## PROBLEM DESCRIPTION
Print exactly the lines from the first one down to the line that contains "0.0618, 0.0618, 0.0618]", both included, and skip the pictures.

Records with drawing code
"""

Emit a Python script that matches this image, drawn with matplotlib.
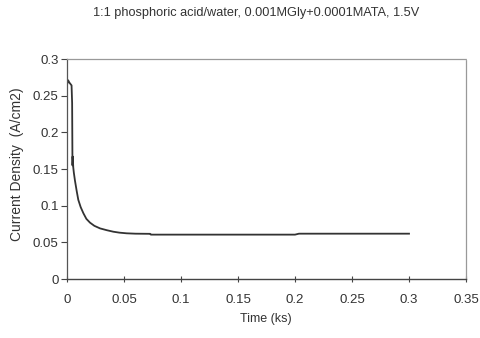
import matplotlib
matplotlib.use("Agg")
import matplotlib.pyplot as plt

plt.rcParams['font.family'] = ['Liberation Sans', 'DejaVu Sans']

time_ks = [0.0, 0.001, 0.002, 0.003, 0.004, 0.0045, 0.0048, 0.005, 0.0055, 0.006, 0.007,
           0.0085, 0.0099, 0.012, 0.0144, 0.017, 0.0202, 0.024, 0.029, 0.035, 0.0406,
           0.046, 0.0523, 0.06, 0.073, 0.0735, 0.1, 0.15, 0.2, 0.2035, 0.25, 0.3]
current = [0.265, 0.271, 0.268, 0.266, 0.264, 0.24, 0.155, 0.167, 0.152, 0.145, 0.134,
           0.12, 0.108, 0.098, 0.0896, 0.082, 0.0768, 0.0725, 0.069, 0.0665, 0.0645,
           0.0632, 0.0623, 0.0618, 0.0616, 0.0605, 0.0605, 0.0605, 0.0605, 0.0618, 0.0618, 0.0618]

title = "1:1 phosphoric acid/water, 0.001MGly+0.0001MATA, 1.5V"
xlabel = "Time (ks)"
ylabel = "Current Density  (A/cm2)"
xticks = [0, 0.05, 0.1, 0.15, 0.2, 0.25, 0.3, 0.35]
xticklabels = ["0", "0.05", "0.1", "0.15", "0.2", "0.25", "0.3", "0.35"]
yticks = [0, 0.05, 0.1, 0.15, 0.2, 0.25, 0.3]
yticklabels = ["0", "0.05", "0.1", "0.15", "0.2", "0.25", "0.3"]

fig = plt.figure(figsize=(4.81, 3.38), dpi=100)
ax = fig.add_axes([67/481, 59/338, (466-67)/481, (279-59)/338])
ax.plot(time_ks, current, color='#333333', lw=1.3)

ax.set_xlim(0, 0.35)
ax.set_ylim(0, 0.3)
ax.set_xticks(xticks)
ax.set_xticklabels(xticklabels)
ax.set_yticks(yticks)
ax.set_yticklabels(yticklabels)
ax.tick_params(axis='x', direction='inout', length=5, width=0.8, colors='#444444',
               labelsize=9.5, labelcolor='#333333', pad=8)
ax.tick_params(axis='y', direction='out', length=4, width=0.8, colors='#444444',
               labelsize=9.5, labelcolor='#333333', pad=2)

for side in ['top', 'right']:
    ax.spines[side].set_linestyle((0, (1, 1)))
    ax.spines[side].set_color('#999999')
    ax.spines[side].set_linewidth(0.9)
ax.spines['left'].set_color('#555555')
ax.spines['left'].set_linewidth(0.9)
ax.spines['bottom'].set_color('#444444')
ax.spines['bottom'].set_linewidth(1.0)

fig.text(256/481, 1 - 13/338, title, ha='center', va='center', fontsize=9.2, color='#333333')
fig.text(266/481, 1 - 319/338, xlabel, ha='center', va='center', fontsize=9, color='#333333')
fig.text(17/481, 1 - 164/338, ylabel, ha='center', va='center', rotation=90, fontsize=10, color='#333333')

fig.savefig('out.png', dpi=100)
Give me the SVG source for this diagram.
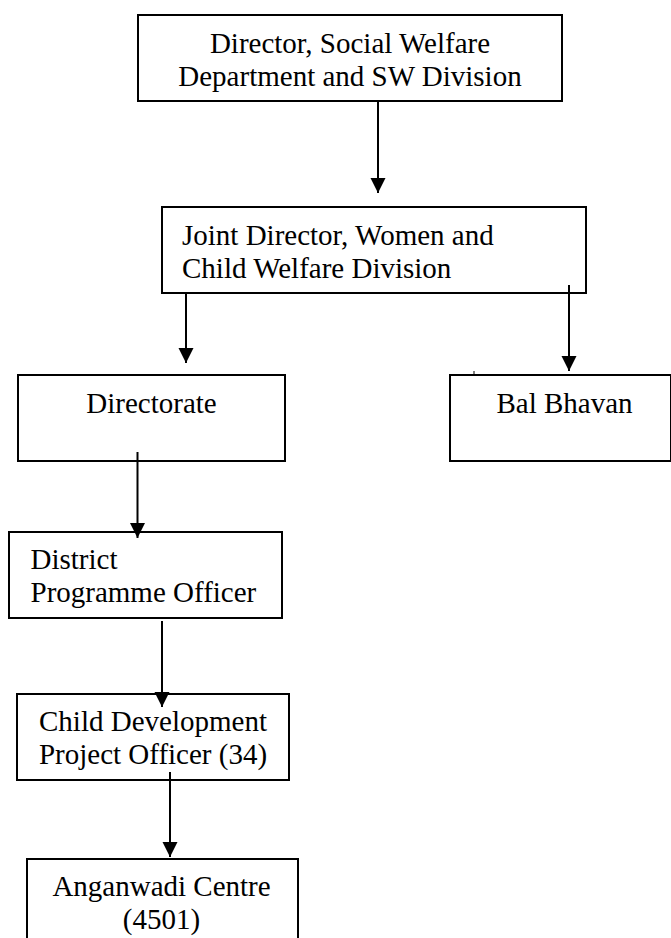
<svg xmlns="http://www.w3.org/2000/svg" width="671" height="938" viewBox="0 0 671 938">
<style>
  .box { fill: #ffffff; stroke: #000000; stroke-width: 2; }
  .lbl { font-family: "Liberation Serif", "Times New Roman", serif; font-size: 29px; fill: #000000; }
  .mid { text-anchor: middle; }
  .conn { stroke: #000000; stroke-width: 2; fill: none; }
</style>
<defs>
  <marker id="arrow" markerUnits="userSpaceOnUse" markerWidth="16" markerHeight="16" refX="15" refY="8" orient="auto">
    <path d="M0,0.5 L15,8 L0,15.5 z" fill="#000000"/>
  </marker>
</defs>
<rect width="671" height="938" fill="#ffffff"/>

<g id="node-director">
  <rect class="box" x="138" y="15" width="424" height="86"/>
  <text class="lbl mid" x="350" y="53">Director, Social Welfare</text>
  <text class="lbl mid" x="350" y="86">Department and SW Division</text>
</g>

<g id="node-joint-director">
  <rect class="box" x="162" y="207" width="424" height="86"/>
  <text class="lbl" x="182" y="245">Joint Director, Women and</text>
  <text class="lbl" x="182" y="278">Child Welfare Division</text>
</g>

<g id="node-directorate">
  <rect class="box" x="18" y="375" width="267" height="86"/>
  <text class="lbl mid" x="151.5" y="413">Directorate</text>
</g>

<g id="node-bal-bhavan">
  <rect class="box" x="450" y="375" width="221" height="86"/>
  <line x1="474" y1="371" x2="474" y2="375" stroke="#000000" stroke-width="1"/>
  <text class="lbl mid" x="564.5" y="413">Bal Bhavan</text>
</g>

<g id="node-dpo">
  <rect class="box" x="9" y="532" width="273" height="86"/>
  <text class="lbl" x="30.5" y="569">District</text>
  <text class="lbl" x="30.5" y="602">Programme Officer</text>
</g>

<g id="node-cdpo">
  <rect class="box" x="17" y="694" width="272" height="86"/>
  <text class="lbl mid" x="153" y="731">Child Development</text>
  <text class="lbl mid" x="153" y="764">Project Officer (34)</text>
</g>

<g id="node-anganwadi">
  <rect class="box" x="27" y="859" width="271" height="100"/>
  <text class="lbl mid" x="161.5" y="896">Anganwadi Centre</text>
  <text class="lbl mid" x="161.5" y="929">(4501)</text>
</g>

<g id="connectors">
  <line class="conn" x1="378" y1="101" x2="378" y2="193" marker-end="url(#arrow)"/>
  <line class="conn" x1="186" y1="293" x2="186" y2="363" marker-end="url(#arrow)"/>
  <line class="conn" x1="569" y1="285" x2="569" y2="371" marker-end="url(#arrow)"/>
  <line class="conn" x1="137.5" y1="452" x2="137.5" y2="538" marker-end="url(#arrow)"/>
  <line class="conn" x1="162" y1="621" x2="162" y2="707" marker-end="url(#arrow)"/>
  <line class="conn" x1="170" y1="772" x2="170" y2="857" marker-end="url(#arrow)"/>
</g>
</svg>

"""

## COMPLETE RESPONSE
Emit a Python script that matches this image, drawn with matplotlib.
import matplotlib
matplotlib.use("Agg")
import matplotlib.pyplot as plt

plt.rcParams['font.family'] = ['Liberation Sans', 'DejaVu Sans']

time_ks = [0.0, 0.001, 0.002, 0.003, 0.004, 0.0045, 0.0048, 0.005, 0.0055, 0.006, 0.007,
           0.0085, 0.0099, 0.012, 0.0144, 0.017, 0.0202, 0.024, 0.029, 0.035, 0.0406,
           0.046, 0.0523, 0.06, 0.073, 0.0735, 0.1, 0.15, 0.2, 0.2035, 0.25, 0.3]
current = [0.265, 0.271, 0.268, 0.266, 0.264, 0.24, 0.155, 0.167, 0.152, 0.145, 0.134,
           0.12, 0.108, 0.098, 0.0896, 0.082, 0.0768, 0.0725, 0.069, 0.0665, 0.0645,
           0.0632, 0.0623, 0.0618, 0.0616, 0.0605, 0.0605, 0.0605, 0.0605, 0.0618, 0.0618, 0.0618]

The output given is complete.